Data block:
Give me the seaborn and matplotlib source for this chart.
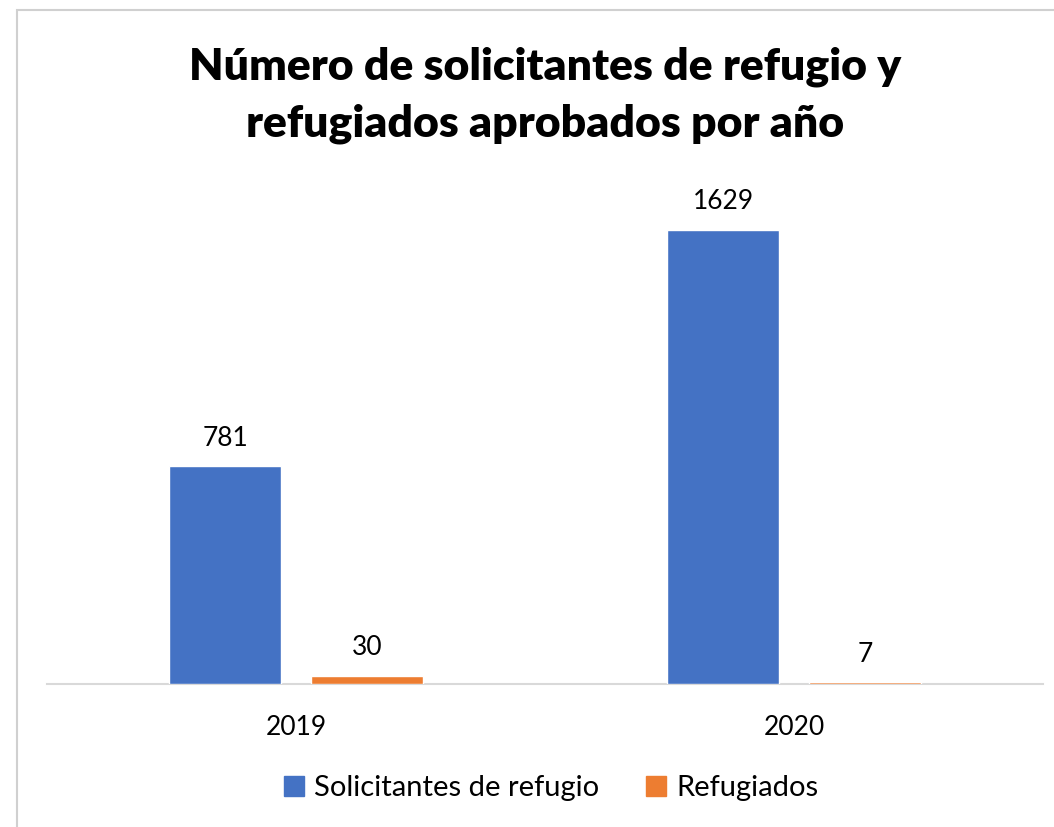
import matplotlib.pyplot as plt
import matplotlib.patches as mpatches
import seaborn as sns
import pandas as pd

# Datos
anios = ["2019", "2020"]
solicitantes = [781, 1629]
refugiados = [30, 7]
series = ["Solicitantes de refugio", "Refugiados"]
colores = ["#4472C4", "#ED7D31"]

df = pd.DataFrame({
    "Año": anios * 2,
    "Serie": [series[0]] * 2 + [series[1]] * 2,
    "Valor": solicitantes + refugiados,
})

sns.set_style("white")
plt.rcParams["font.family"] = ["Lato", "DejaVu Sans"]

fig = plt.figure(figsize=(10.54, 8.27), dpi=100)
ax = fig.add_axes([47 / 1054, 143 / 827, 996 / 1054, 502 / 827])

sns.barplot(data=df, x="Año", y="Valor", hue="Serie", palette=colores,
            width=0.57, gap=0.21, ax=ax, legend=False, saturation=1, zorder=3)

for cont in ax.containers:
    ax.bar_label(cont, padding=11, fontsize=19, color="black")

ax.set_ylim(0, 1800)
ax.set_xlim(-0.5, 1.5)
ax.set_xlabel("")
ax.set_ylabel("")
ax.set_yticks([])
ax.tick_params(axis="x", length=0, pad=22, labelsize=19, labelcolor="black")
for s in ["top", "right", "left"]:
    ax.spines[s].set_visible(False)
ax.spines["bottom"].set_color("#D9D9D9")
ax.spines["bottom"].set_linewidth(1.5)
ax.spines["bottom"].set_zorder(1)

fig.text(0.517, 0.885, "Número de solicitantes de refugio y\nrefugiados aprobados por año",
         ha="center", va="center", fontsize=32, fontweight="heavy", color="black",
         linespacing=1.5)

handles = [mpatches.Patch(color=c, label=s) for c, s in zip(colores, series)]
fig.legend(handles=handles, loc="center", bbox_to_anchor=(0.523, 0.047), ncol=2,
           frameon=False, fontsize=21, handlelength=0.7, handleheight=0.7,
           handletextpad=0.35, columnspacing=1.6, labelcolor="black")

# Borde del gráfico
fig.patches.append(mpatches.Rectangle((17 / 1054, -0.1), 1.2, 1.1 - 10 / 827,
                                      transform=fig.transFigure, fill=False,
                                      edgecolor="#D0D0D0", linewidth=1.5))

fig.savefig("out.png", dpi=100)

Exercise task: Omit the pictures, then repeat exactly each line from the beginning of the listing through the line with "import pandas as pd".

Exercise solution:
Give me the seaborn and matplotlib source for this chart.
import matplotlib.pyplot as plt
import matplotlib.patches as mpatches
import seaborn as sns
import pandas as pd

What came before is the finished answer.